* start *

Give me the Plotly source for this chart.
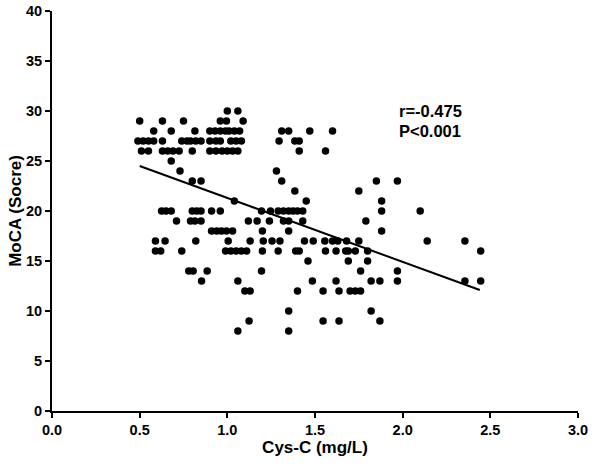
import plotly.graph_objects as go

levels = [30, 29, 28, 27, 26, 25, 24, 23, 22, 21, 20, 19, 18, 17, 16, 15, 14, 13, 12, 10, 9, 8]
cys_by_level = [
    [1.00, 1.06],
    [0.50, 0.63, 0.75, 0.96, 0.995, 1.09],
    [0.58, 0.68, 0.815, 0.90, 0.93, 0.96, 0.99, 1.01, 1.04, 1.07, 1.31, 1.35, 1.47, 1.60],
    [0.49, 0.52, 0.55, 0.58, 0.63, 0.74, 0.77, 0.79, 0.82, 0.85, 0.90, 0.935, 0.96, 1.02, 1.05, 1.08, 1.295, 1.385, 1.41],
    [0.51, 0.55, 0.63, 0.66, 0.69, 0.725, 0.80, 0.90, 0.935, 0.97, 1.00, 1.03, 1.06, 1.41, 1.56],
    [0.68],
    [0.73, 1.28],
    [0.80, 0.85, 1.31, 1.85, 1.97],
    [1.385, 1.75],
    [1.04, 1.45, 1.88],
    [0.625, 0.65, 0.68, 0.80, 0.825, 0.85, 0.91, 0.96, 1.195, 1.246, 1.29, 1.32, 1.35, 1.375, 1.40, 1.43, 1.88, 2.10],
    [0.71, 0.79, 0.815, 0.85, 1.12, 1.17, 1.24, 1.32, 1.35, 1.43, 1.79],
    [0.91, 0.94, 0.967, 0.995, 1.03, 1.20, 1.35, 1.88],
    [0.59, 0.645, 0.82, 1.005, 1.13, 1.205, 1.255, 1.30, 1.44, 1.49, 1.556, 1.60, 1.63, 1.68, 1.75, 2.14, 2.355],
    [0.59, 0.62, 0.74, 0.99, 1.02, 1.05, 1.08, 1.11, 1.20, 1.29, 1.39, 1.41, 1.56, 1.62, 1.675, 1.69, 1.73, 1.80, 2.445],
    [1.46, 1.69, 1.80],
    [0.78, 0.805, 0.885, 1.195, 1.76, 1.97],
    [0.853, 1.06, 1.485, 1.62, 1.82, 1.87, 1.97, 2.355, 2.445],
    [1.10, 1.13, 1.40, 1.546, 1.637, 1.70, 1.73, 1.76],
    [1.35, 1.82],
    [1.124, 1.546, 1.637, 1.87],
    [1.06, 1.35],
]

# Regression line end points
fit_x = [0.5, 2.44]
fit_y = [24.5, 12.1]

x_ticks = [0, 0.5, 1.0, 1.5, 2.0, 2.5, 3.0]
y_ticks = [0, 5, 10, 15, 20, 25, 30, 35, 40]

xs, ys = [], []
for lv, vals in zip(levels, cys_by_level):
    for v in vals:
        xs.append(v)
        ys.append(lv)

FONT = "Liberation Sans, Arial, sans-serif"

fig = go.Figure()
fig.add_trace(go.Scatter(x=xs, y=ys, mode="markers",
                         marker=dict(color="black", size=7.5, line=dict(width=0)),
                         showlegend=False, hoverinfo="skip", cliponaxis=False))
fig.add_trace(go.Scatter(x=fit_x, y=fit_y, mode="lines",
                         line=dict(color="black", width=2),
                         showlegend=False, hoverinfo="skip"))

axis_common = dict(showline=True, linecolor="black", linewidth=2,
                   ticks="outside", ticklen=5, tickwidth=2, tickcolor="black",
                   showgrid=False, zeroline=False, automargin=False,
                   tickfont=dict(family=FONT, size=14.5, color="black", weight="bold"))

fig.update_xaxes(range=[0, 3.0], tickvals=x_ticks, tickformat=".1f",
                 title=dict(text="<b>Cys-C (mg/L)</b>", standoff=2,
                            font=dict(family=FONT, size=17, color="black")),
                 **axis_common)
fig.update_yaxes(range=[0, 40], tickvals=y_ticks,
                 title=dict(text="<b>MoCA (Socre)</b>", standoff=0,
                            font=dict(family=FONT, size=17, color="black")),
                 **axis_common)

fig.add_annotation(x=1.97, y=30.0, xref="x", yref="y", text="<b>r=-0.475</b>",
                   showarrow=False, xanchor="left", yanchor="middle",
                   font=dict(family=FONT, size=16.5, color="black"))
fig.add_annotation(x=1.97, y=28.0, xref="x", yref="y", text="<b>P<0.001</b>",
                   showarrow=False, xanchor="left", yanchor="middle",
                   font=dict(family=FONT, size=16.5, color="black"))

fig.update_layout(width=600, height=466,
                  margin=dict(l=52, r=22, t=11, b=55),
                  plot_bgcolor="white", paper_bgcolor="white")

fig.write_html("out.html", config={"displayModeBar": False},
               post_script="document.body.style.margin='0';document.body.style.padding='0';")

* end *

**What you need to do**
Omitting all pictures, restate exactly the lines of the material from its start through the line that contains "import plotly.graph_objects as go".

**Reply**
Give me the Plotly source for this chart.
import plotly.graph_objects as go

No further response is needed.